WHAT TO DO =
Reproduce the records below exactly as given.

MATERIAL PROVIDED =
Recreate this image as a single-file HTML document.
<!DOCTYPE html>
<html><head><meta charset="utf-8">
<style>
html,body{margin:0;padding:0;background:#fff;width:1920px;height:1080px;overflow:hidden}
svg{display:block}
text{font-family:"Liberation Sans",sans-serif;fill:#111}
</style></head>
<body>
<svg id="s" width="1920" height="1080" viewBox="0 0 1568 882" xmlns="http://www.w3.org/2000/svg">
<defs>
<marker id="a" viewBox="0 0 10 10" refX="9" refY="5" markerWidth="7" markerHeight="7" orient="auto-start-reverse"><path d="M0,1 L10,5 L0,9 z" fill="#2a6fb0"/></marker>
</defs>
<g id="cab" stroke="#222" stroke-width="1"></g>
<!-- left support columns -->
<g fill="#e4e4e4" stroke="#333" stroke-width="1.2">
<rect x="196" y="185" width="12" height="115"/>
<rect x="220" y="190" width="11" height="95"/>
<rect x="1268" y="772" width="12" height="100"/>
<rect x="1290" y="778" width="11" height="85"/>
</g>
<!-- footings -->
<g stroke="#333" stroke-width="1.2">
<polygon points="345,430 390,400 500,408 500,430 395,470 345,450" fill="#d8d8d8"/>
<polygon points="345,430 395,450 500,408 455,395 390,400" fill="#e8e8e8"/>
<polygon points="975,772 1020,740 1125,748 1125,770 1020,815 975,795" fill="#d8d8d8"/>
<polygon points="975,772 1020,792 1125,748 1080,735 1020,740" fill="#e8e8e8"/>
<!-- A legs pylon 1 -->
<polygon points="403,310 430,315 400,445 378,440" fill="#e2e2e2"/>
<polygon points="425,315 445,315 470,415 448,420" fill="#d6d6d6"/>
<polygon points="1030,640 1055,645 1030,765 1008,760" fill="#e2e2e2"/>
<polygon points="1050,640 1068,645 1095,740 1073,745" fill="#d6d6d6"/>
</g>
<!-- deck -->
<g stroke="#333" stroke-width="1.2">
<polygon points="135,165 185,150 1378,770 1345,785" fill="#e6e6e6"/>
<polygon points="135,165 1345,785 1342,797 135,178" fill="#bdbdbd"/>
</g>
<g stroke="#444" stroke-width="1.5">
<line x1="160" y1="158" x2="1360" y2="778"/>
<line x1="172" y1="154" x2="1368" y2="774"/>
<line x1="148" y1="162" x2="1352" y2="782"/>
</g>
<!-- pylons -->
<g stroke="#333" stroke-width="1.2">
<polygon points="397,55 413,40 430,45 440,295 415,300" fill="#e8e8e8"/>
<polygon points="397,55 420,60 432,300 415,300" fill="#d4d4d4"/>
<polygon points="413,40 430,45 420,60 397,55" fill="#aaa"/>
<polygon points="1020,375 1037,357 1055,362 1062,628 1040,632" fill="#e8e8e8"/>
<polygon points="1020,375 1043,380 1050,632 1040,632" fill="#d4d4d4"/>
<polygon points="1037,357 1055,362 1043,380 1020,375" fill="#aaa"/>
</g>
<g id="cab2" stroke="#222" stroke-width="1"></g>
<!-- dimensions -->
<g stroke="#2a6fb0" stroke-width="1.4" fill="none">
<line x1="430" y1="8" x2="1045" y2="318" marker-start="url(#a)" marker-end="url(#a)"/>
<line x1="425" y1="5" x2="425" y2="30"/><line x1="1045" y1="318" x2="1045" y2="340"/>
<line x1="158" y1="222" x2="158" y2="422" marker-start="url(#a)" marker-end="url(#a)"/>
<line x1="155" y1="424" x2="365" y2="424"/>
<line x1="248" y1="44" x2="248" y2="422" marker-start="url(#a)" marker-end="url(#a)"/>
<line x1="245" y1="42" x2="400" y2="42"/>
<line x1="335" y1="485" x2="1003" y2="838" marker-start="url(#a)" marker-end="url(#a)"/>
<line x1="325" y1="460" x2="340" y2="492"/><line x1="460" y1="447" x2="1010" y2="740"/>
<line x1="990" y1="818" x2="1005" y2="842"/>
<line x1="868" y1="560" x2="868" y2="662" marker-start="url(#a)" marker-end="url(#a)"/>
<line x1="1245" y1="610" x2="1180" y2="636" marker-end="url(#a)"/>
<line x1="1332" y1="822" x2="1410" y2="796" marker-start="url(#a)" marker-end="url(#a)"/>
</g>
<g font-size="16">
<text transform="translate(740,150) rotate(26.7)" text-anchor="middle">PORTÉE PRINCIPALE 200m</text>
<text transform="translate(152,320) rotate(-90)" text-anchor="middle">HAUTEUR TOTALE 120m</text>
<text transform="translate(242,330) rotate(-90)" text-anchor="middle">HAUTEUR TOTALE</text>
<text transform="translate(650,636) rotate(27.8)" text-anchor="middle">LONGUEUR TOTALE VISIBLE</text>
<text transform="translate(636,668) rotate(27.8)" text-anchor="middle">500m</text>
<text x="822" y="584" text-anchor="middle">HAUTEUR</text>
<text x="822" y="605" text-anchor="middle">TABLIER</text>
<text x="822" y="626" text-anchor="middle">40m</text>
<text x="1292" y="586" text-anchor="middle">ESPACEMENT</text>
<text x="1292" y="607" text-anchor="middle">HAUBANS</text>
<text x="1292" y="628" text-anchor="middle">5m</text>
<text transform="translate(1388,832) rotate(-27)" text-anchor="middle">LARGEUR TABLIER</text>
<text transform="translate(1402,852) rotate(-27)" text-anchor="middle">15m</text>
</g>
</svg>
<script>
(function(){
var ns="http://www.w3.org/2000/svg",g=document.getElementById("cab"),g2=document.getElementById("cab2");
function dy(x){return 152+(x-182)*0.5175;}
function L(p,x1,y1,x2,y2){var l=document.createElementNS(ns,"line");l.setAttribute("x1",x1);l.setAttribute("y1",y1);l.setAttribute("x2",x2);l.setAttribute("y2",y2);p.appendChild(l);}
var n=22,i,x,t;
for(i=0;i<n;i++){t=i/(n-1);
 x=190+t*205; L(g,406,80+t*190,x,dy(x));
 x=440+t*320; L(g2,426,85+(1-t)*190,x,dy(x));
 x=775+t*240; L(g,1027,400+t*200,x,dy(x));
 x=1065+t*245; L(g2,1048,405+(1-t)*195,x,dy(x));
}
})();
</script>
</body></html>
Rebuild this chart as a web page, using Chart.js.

SOLVED PROBLEM =
Recreate this image as a single-file HTML document.
<!DOCTYPE html>
<html><head><meta charset="utf-8">
<style>
html,body{margin:0;padding:0;background:#fff;width:1920px;height:1080px;overflow:hidden}
svg{display:block}
text{font-family:"Liberation Sans",sans-serif;fill:#111}
</style></head>
<body>
<svg id="s" width="1920" height="1080" viewBox="0 0 1568 882" xmlns="http://www.w3.org/2000/svg">
<defs>
<marker id="a" viewBox="0 0 10 10" refX="9" refY="5" markerWidth="7" markerHeight="7" orient="auto-start-reverse"><path d="M0,1 L10,5 L0,9 z" fill="#2a6fb0"/></marker>
</defs>
<g id="cab" stroke="#222" stroke-width="1"></g>
<!-- left support columns -->
<g fill="#e4e4e4" stroke="#333" stroke-width="1.2">
<rect x="196" y="185" width="12" height="115"/>
<rect x="220" y="190" width="11" height="95"/>
<rect x="1268" y="772" width="12" height="100"/>
<rect x="1290" y="778" width="11" height="85"/>
</g>
<!-- footings -->
<g stroke="#333" stroke-width="1.2">
<polygon points="345,430 390,400 500,408 500,430 395,470 345,450" fill="#d8d8d8"/>
<polygon points="345,430 395,450 500,408 455,395 390,400" fill="#e8e8e8"/>
<polygon points="975,772 1020,740 1125,748 1125,770 1020,815 975,795" fill="#d8d8d8"/>
<polygon points="975,772 1020,792 1125,748 1080,735 1020,740" fill="#e8e8e8"/>
<!-- A legs pylon 1 -->
<polygon points="403,310 430,315 400,445 378,440" fill="#e2e2e2"/>
<polygon points="425,315 445,315 470,415 448,420" fill="#d6d6d6"/>
<polygon points="1030,640 1055,645 1030,765 1008,760" fill="#e2e2e2"/>
<polygon points="1050,640 1068,645 1095,740 1073,745" fill="#d6d6d6"/>
</g>
<!-- deck -->
<g stroke="#333" stroke-width="1.2">
<polygon points="135,165 185,150 1378,770 1345,785" fill="#e6e6e6"/>
<polygon points="135,165 1345,785 1342,797 135,178" fill="#bdbdbd"/>
</g>
<g stroke="#444" stroke-width="1.5">
<line x1="160" y1="158" x2="1360" y2="778"/>
<line x1="172" y1="154" x2="1368" y2="774"/>
<line x1="148" y1="162" x2="1352" y2="782"/>
</g>
<!-- pylons -->
<g stroke="#333" stroke-width="1.2">
<polygon points="397,55 413,40 430,45 440,295 415,300" fill="#e8e8e8"/>
<polygon points="397,55 420,60 432,300 415,300" fill="#d4d4d4"/>
<polygon points="413,40 430,45 420,60 397,55" fill="#aaa"/>
<polygon points="1020,375 1037,357 1055,362 1062,628 1040,632" fill="#e8e8e8"/>
<polygon points="1020,375 1043,380 1050,632 1040,632" fill="#d4d4d4"/>
<polygon points="1037,357 1055,362 1043,380 1020,375" fill="#aaa"/>
</g>
<g id="cab2" stroke="#222" stroke-width="1"></g>
<!-- dimensions -->
<g stroke="#2a6fb0" stroke-width="1.4" fill="none">
<line x1="430" y1="8" x2="1045" y2="318" marker-start="url(#a)" marker-end="url(#a)"/>
<line x1="425" y1="5" x2="425" y2="30"/><line x1="1045" y1="318" x2="1045" y2="340"/>
<line x1="158" y1="222" x2="158" y2="422" marker-start="url(#a)" marker-end="url(#a)"/>
<line x1="155" y1="424" x2="365" y2="424"/>
<line x1="248" y1="44" x2="248" y2="422" marker-start="url(#a)" marker-end="url(#a)"/>
<line x1="245" y1="42" x2="400" y2="42"/>
<line x1="335" y1="485" x2="1003" y2="838" marker-start="url(#a)" marker-end="url(#a)"/>
<line x1="325" y1="460" x2="340" y2="492"/><line x1="460" y1="447" x2="1010" y2="740"/>
<line x1="990" y1="818" x2="1005" y2="842"/>
<line x1="868" y1="560" x2="868" y2="662" marker-start="url(#a)" marker-end="url(#a)"/>
<line x1="1245" y1="610" x2="1180" y2="636" marker-end="url(#a)"/>
<line x1="1332" y1="822" x2="1410" y2="796" marker-start="url(#a)" marker-end="url(#a)"/>
</g>
<g font-size="16">
<text transform="translate(740,150) rotate(26.7)" text-anchor="middle">PORTÉE PRINCIPALE 200m</text>
<text transform="translate(152,320) rotate(-90)" text-anchor="middle">HAUTEUR TOTALE 120m</text>
<text transform="translate(242,330) rotate(-90)" text-anchor="middle">HAUTEUR TOTALE</text>
<text transform="translate(650,636) rotate(27.8)" text-anchor="middle">LONGUEUR TOTALE VISIBLE</text>
<text transform="translate(636,668) rotate(27.8)" text-anchor="middle">500m</text>
<text x="822" y="584" text-anchor="middle">HAUTEUR</text>
<text x="822" y="605" text-anchor="middle">TABLIER</text>
<text x="822" y="626" text-anchor="middle">40m</text>
<text x="1292" y="586" text-anchor="middle">ESPACEMENT</text>
<text x="1292" y="607" text-anchor="middle">HAUBANS</text>
<text x="1292" y="628" text-anchor="middle">5m</text>
<text transform="translate(1388,832) rotate(-27)" text-anchor="middle">LARGEUR TABLIER</text>
<text transform="translate(1402,852) rotate(-27)" text-anchor="middle">15m</text>
</g>
</svg>
<script>
(function(){
var ns="http://www.w3.org/2000/svg",g=document.getElementById("cab"),g2=document.getElementById("cab2");
function dy(x){return 152+(x-182)*0.5175;}
function L(p,x1,y1,x2,y2){var l=document.createElementNS(ns,"line");l.setAttribute("x1",x1);l.setAttribute("y1",y1);l.setAttribute("x2",x2);l.setAttribute("y2",y2);p.appendChild(l);}
var n=22,i,x,t;
for(i=0;i<n;i++){t=i/(n-1);
 x=190+t*205; L(g,406,80+t*190,x,dy(x));
 x=440+t*320; L(g2,426,85+(1-t)*190,x,dy(x));
 x=775+t*240; L(g,1027,400+t*200,x,dy(x));
 x=1065+t*245; L(g2,1048,405+(1-t)*195,x,dy(x));
}
})();
</script>
</body></html>
Rebuild this chart as a web page, using Chart.js.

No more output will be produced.